Dabur posted a below-expected Q2 with net sales/EBITDA/adj. PAT up 8.7%/ 15.9%/18.7% YoY as domestic volumes grew at a slower than expected pace (5% YoY vs. RCMLe 6-7%) due to supply disruptions. EBITDA margins however were largely in line on lower input and stable A&P costs. We slightly pare estimates to factor in weak consumer demand and supply issues, given Dabur’s ability to churn out high single-digit volume growth on a consistent basis.

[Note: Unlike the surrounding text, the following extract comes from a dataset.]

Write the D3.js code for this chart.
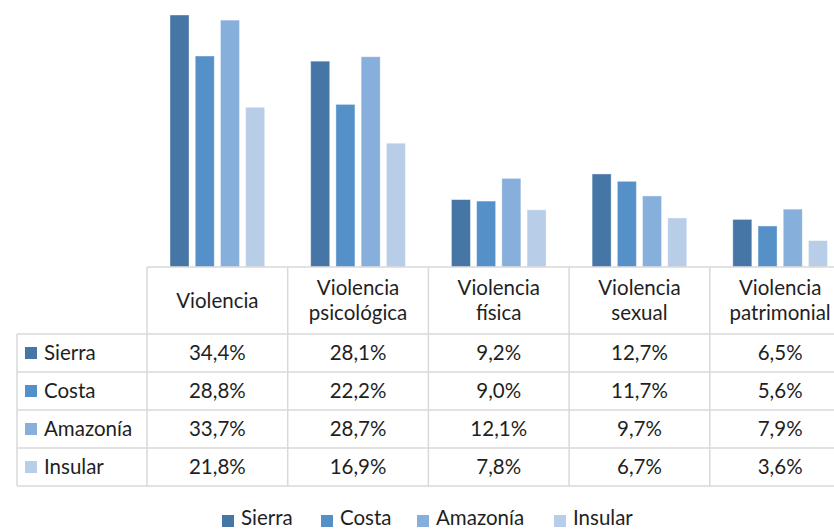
<!DOCTYPE html>
<html>
<head>
<meta charset="utf-8">
<script src="https://cdn.jsdelivr.net/npm/d3@7"></script>
<style>
  html, body { margin: 0; padding: 0; background: #fff; }
  svg { display: block; }
  text { font-family: Lato, "Open Sans", sans-serif; fill: #1f1f1f; }
</style>
</head>
<body>
<svg id="chart" width="834" height="529"></svg>
<script>
// ---- data ----
const categories = ["Violencia", "Violencia psicológica", "Violencia física", "Violencia sexual", "Violencia patrimonial"];
const categoryLines = [["Violencia"], ["Violencia", "psicológica"], ["Violencia", "física"], ["Violencia", "sexual"], ["Violencia", "patrimonial"]];
const seriesNames = ["Sierra", "Costa", "Amazonía", "Insular"];
const sierra   = [34.4, 28.1, 9.2, 12.7, 6.5];
const costa    = [28.8, 22.2, 9.0, 11.7, 5.6];
const amazonia = [33.7, 28.7, 12.1, 9.7, 7.9];
const insular  = [21.8, 16.9, 7.8, 6.7, 3.6];
const seriesValues = [sierra, costa, amazonia, insular];
const colors = ["#4676A6", "#5591C8", "#86AFDC", "#B8CDE8"];

// ---- layout ----
const svg = d3.select("#chart");
const tableLeft = 17, colStart = 147, colWidth = 140.7;
const baseY = 267, headerBottom = 334, rowH = 38;
const fontSize = 20.5;

const x0 = d3.scaleBand()
  .domain(categories)
  .range([colStart, colStart + colWidth * categories.length])
  .paddingInner(0).paddingOuter(0);
const x1 = d3.scaleBand()
  .domain(seriesNames)
  .range([23, colWidth - 23])
  .paddingInner(0.245).paddingOuter(0);
const y = d3.scaleLinear().domain([0, 40]).range([baseY, baseY - 40 * 7.326]);

const fmt = v => v.toFixed(1).replace(".", ",") + "%";

// ---- bars ----
const gBars = svg.append("g");
categories.forEach((c, ci) => {
  seriesNames.forEach((s, si) => {
    const v = seriesValues[si][ci];
    gBars.append("rect")
      .attr("x", x0(c) + x1(s))
      .attr("y", y(v))
      .attr("width", x1.bandwidth())
      .attr("height", y(0) - y(v))
      .attr("fill", colors[si])
      .attr("stroke", "#ffffff")
      .attr("stroke-opacity", 0.5)
      .attr("stroke-width", 0.8);
  });
});

// ---- table grid ----
const grid = svg.append("g").attr("stroke", "#d9d9d9").attr("stroke-width", 1.5).attr("fill", "none");
const tableRight = colStart + colWidth * categories.length;
const tableBottom = headerBottom + rowH * seriesNames.length;
grid.append("line").attr("x1", colStart).attr("x2", tableRight).attr("y1", baseY).attr("y2", baseY);
for (let r = 0; r <= seriesNames.length; r++) {
  const yy = headerBottom + r * rowH;
  grid.append("line").attr("x1", tableLeft).attr("x2", tableRight).attr("y1", yy).attr("y2", yy);
}
grid.append("line").attr("x1", tableLeft).attr("x2", tableLeft).attr("y1", headerBottom).attr("y2", tableBottom);
for (let c = 0; c <= categories.length; c++) {
  const xx = colStart + c * colWidth;
  grid.append("line").attr("x1", xx).attr("x2", xx).attr("y1", baseY).attr("y2", tableBottom);
}

// ---- header texts ----
categories.forEach((c, ci) => {
  const cx = x0(c) + x0.bandwidth() / 2;
  const lines = categoryLines[ci];
  const t = svg.append("text").attr("text-anchor", "middle").attr("font-size", fontSize);
  const lh = 25;
  const midY = (baseY + headerBottom) / 2;
  const firstBase = midY + 7 - (lines.length - 1) * lh / 2;
  lines.forEach((ln, li) => {
    t.append("tspan").attr("x", cx).attr("y", firstBase + li * lh).text(ln);
  });
});

// ---- row labels and values ----
seriesNames.forEach((s, si) => {
  const cy = headerBottom + si * rowH + rowH / 2;
  svg.append("rect").attr("x", 25).attr("y", cy - 6).attr("width", 12).attr("height", 12).attr("fill", colors[si]);
  svg.append("text").attr("x", 44).attr("y", cy + 7).attr("font-size", fontSize).text(s);
  categories.forEach((c, ci) => {
    svg.append("text")
      .attr("x", x0(c) + x0.bandwidth() / 2)
      .attr("y", cy + 7)
      .attr("text-anchor", "middle")
      .attr("font-size", fontSize)
      .text(fmt(seriesValues[si][ci]));
  });
});

// ---- legend ----
const legendX = [222, 321, 417, 554];
const legend = svg.append("g");
seriesNames.forEach((s, si) => {
  legend.append("rect").attr("x", legendX[si]).attr("y", 515).attr("width", 12).attr("height", 12).attr("fill", colors[si]);
  legend.append("text").attr("x", legendX[si] + 19).attr("y", 525).attr("font-size", fontSize).text(s);
});
</script>
</body>
</html>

Consol.net sales grew 8.7% YoY to R2,090 crore with domestic/international FMCG revenues up 8.8%/6.4% YoY. Domestic volume growth came in at 5% YoY (RCMLe 6-7%) on account of a festive season shift to Q3 and supply disruptions from Nepal as political disturbances hit the beverage segment. Excluding the beverage segment, volume growth was in line at 7% YoY. Consumer care business grew 9.6% YoY with segment EBIT margins also improving 185bps to 24.2%. Hair Care segment posted 9.4% YoY growth with double-digit volume-led growth in hair oils, whereas shampoos reported slower growth amid heightened competition.
We pare our FY16/FY17/FY18 earnings estimates by ~1.9%/2.9%/3.9% to build in the slower-than-expected recovery in consumer demand. We accordingly revise down our Sep’16 TP to Rs 310 (from Rs 325 earlier).